After some directions negotiating I made it to a parking garage near the campus and met up with everyone. We began to walk towards campus and once we crossed onto the campus proper a great sound of popping went up. Apparently, on Saturday gamedays, you can drink open container on campus. Kim thrust a beer into my hands and a legendary morning began. Really, it was all one legend with a 4 hour nap in the middle. The tailgate was set up, replete with grill, two full coolers, a tv, a football, and about 50 people. Oh wait, that was only at Mike's car, the rest of "our" friends were at the adjacent 4 cars so there were about 400 people right there at our tailgate. Wake Forest might have boast 375 total in the tailgating area. Out there there were well over 150,000 people tailgating and having the time of their lives. I joined right in. It amazed me how genuinely nice everyone was. You walked past complete strangers and they gave you a high five, a smile and chanted, "Go Green!" (To which I quickly learned the response, "Go White!") We received everything from handshakes and high fives, to hugs and back rubs from complete strangers, the majority of whom were hot girls.

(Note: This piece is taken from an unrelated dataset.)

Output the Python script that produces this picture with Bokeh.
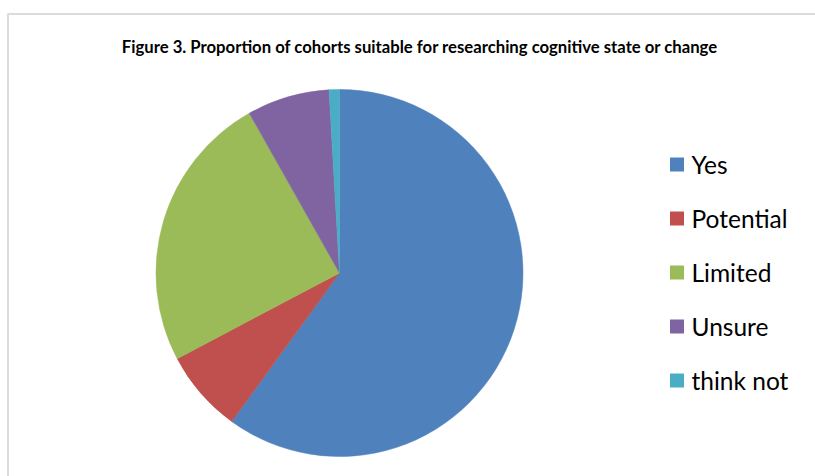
import math
from bokeh.plotting import figure
from bokeh.models import ColumnDataSource, Range1d, BoxAnnotation
from bokeh.core.properties import value
from bokeh.embed import file_html
from bokeh.resources import INLINE

# Cohort suitability counts
categories = ["Yes", "Potential", "Limited", "Unsure", "think not"]
counts = [66, 8, 27, 8, 1]
colors = ["#4F81BD", "#C0504D", "#9BBB59", "#8064A2", "#4BACC6"]
title_text = "Figure 3. Proportion of cohorts suitable for researching cognitive state or change"

W, H = 815, 476

# slices run clockwise from twelve o'clock
total = sum(counts)
starts, ends = [], []
acc = 0
for c in counts:
    a0 = math.pi / 2 - 2 * math.pi * (acc + c) / total
    a1 = math.pi / 2 - 2 * math.pi * acc / total
    starts.append(a0)
    ends.append(a1)
    acc += c

pie_src = ColumnDataSource(dict(cat=categories, count=counts, color=colors,
                                start=starts, end=ends))

p = figure(width=W, height=H, output_backend="svg", toolbar_location=None,
           x_range=Range1d(0, W), y_range=Range1d(0, H),
           x_axis_type=None, y_axis_type=None, min_border=0,
           background_fill_color="white", border_fill_color="white")
p.grid.visible = False
p.outline_line_color = None

# chart area frame
p.add_layout(BoxAnnotation(left=7.5, right=W + 20, top=H - 13.5, bottom=-20,
                           fill_alpha=0, line_color="#888888", line_width=2))

cx, cy, r = 339, H - 272.5, 183.5
p.wedge(x=cx, y=cy, radius=r, start_angle="start", end_angle="end",
        fill_color="color", line_color="color", line_width=0.5, source=pie_src)

# title
p.text(x=[419.5], y=[H - 46], text=[title_text], text_align="center",
       text_baseline="middle", text_font=value("Lato"), text_font_style="bold",
       text_font_size="16.7px", text_color="black")

# legend
ys = [H - (164 + 54 * i) for i in range(len(categories))]
leg_src = ColumnDataSource(dict(cat=categories, color=colors, y=ys,
                                x=[676.5] * len(categories), tx=[691] * len(categories)))
p.rect(x="x", y="y", width=14, height=14, fill_color="color", line_color=None,
       source=leg_src)
p.text(x="tx", y="y", text="cat", text_align="left", text_baseline="middle",
       text_font=value("Lato"), text_font_size="24.5px", text_color="black",
       source=leg_src)

open("out.html", "w").write(file_html(p, INLINE))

The tailgate was such a blast! I realized my college experience included nothing like this and had a moment of remorse. Wake Forester's were far too much into their own diva-ness to have fun of this caliber, myself likely included. I stopped drinking fairly early on, knowing I was going to have to drive back after the game. We tossed the ball around, cooked some burgers, met lots of cool people, and can I say it again? had an absolute blast!!! When we got ready to leave after the disappointing OT loss by the Spartans, we literally had people begging us to stay on for the night. The one time in my life a gorgeous girl looks me square in my face and says, "Tell me the truth. What can I do to convince you to stay?", is the one time I absolutely cannot stay (have to be back for the big St. Francis Day Fair at St. Luke's tomorrow). So, I had to settle for making a promise to return soon (I hope it'll happen but we'll see). Jeff and I made the drive back reliving the weekend the whole way. It honestly doesn't feel like only a 24 hour period - you can't have that much fun in only 24 hours, it isn't legal. I was made an honorary Spartan and I can say now with pride that I have a Big 10 favorite. Go Green! Go White!